Wherever the string "this" appears in the listing, copy that line.

Source records
------------------------------------

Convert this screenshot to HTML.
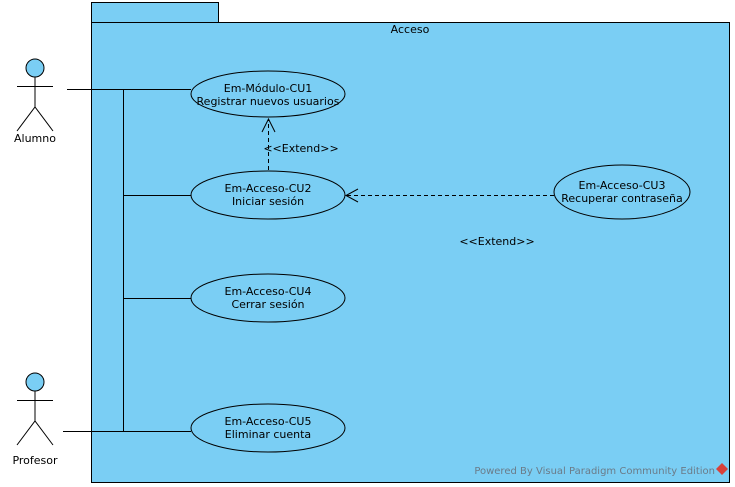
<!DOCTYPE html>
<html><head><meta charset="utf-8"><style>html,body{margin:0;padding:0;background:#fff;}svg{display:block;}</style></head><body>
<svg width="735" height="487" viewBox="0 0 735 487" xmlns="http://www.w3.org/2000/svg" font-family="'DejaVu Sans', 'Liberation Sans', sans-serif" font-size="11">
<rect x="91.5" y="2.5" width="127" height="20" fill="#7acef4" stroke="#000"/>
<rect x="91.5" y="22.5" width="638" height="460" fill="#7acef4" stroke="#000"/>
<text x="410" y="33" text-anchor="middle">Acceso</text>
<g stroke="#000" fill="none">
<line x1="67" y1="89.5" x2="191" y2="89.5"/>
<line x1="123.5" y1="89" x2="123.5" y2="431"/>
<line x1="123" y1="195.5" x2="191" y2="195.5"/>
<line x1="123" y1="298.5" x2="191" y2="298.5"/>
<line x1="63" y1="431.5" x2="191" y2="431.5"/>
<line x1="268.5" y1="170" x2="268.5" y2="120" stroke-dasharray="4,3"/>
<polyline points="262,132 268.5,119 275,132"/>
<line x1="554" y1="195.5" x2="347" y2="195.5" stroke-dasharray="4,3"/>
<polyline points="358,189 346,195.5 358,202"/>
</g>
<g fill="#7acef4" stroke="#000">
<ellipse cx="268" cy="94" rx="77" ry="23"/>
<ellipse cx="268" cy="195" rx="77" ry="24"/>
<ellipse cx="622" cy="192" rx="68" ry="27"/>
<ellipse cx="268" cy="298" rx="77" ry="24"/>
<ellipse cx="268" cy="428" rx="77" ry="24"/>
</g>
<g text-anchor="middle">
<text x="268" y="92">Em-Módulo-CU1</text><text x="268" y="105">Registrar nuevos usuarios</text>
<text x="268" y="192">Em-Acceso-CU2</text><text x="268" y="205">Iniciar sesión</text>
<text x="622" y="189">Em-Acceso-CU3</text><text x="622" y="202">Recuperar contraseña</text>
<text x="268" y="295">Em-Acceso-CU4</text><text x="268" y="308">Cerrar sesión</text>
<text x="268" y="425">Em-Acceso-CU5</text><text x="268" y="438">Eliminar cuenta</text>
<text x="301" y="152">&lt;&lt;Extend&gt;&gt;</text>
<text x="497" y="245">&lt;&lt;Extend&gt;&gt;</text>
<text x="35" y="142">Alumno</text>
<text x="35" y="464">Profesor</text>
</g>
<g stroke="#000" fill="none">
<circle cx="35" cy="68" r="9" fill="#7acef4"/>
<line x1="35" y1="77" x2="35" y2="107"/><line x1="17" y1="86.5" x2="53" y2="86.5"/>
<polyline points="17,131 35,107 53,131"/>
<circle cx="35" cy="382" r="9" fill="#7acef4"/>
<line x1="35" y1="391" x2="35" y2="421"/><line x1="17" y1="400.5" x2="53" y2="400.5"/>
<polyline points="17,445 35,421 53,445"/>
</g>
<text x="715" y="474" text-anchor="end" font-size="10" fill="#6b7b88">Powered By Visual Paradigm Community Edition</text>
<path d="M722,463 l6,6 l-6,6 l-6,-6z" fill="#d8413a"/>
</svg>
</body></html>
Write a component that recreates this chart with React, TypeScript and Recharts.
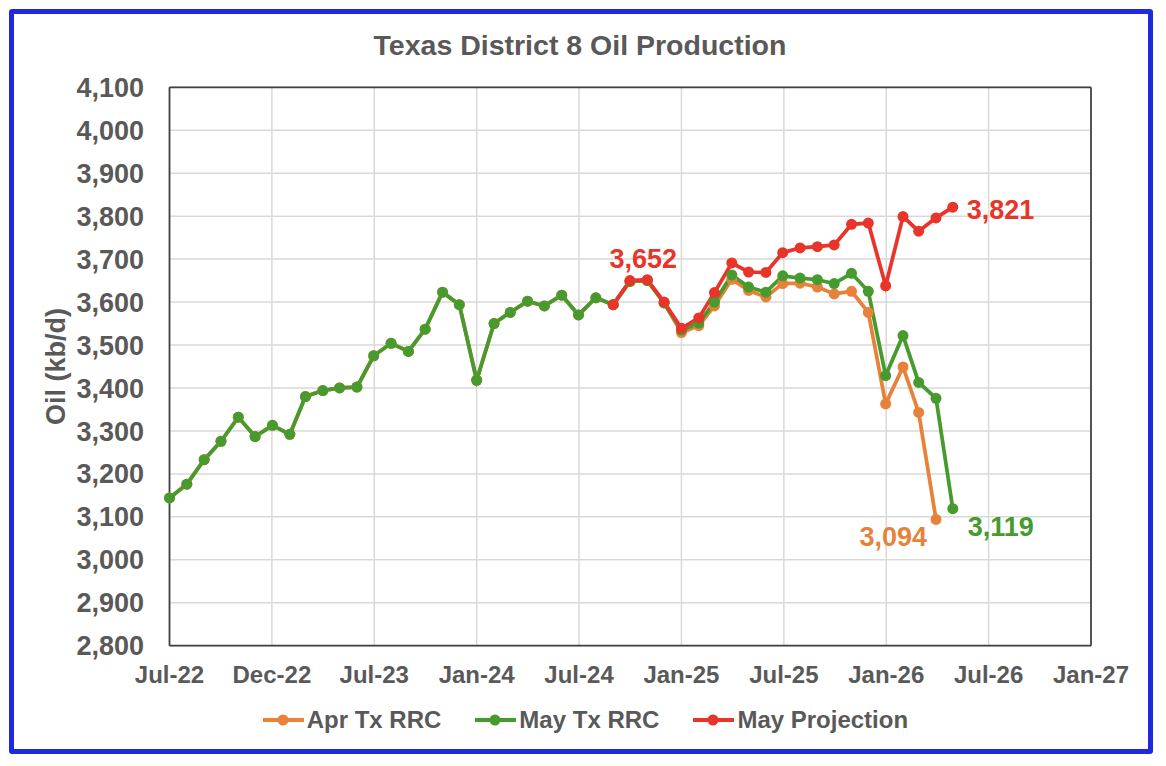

------------------------------------

» **Task response**:
Convert this screenshot to HTML.
Write a component that recreates this chart with React, TypeScript and Recharts.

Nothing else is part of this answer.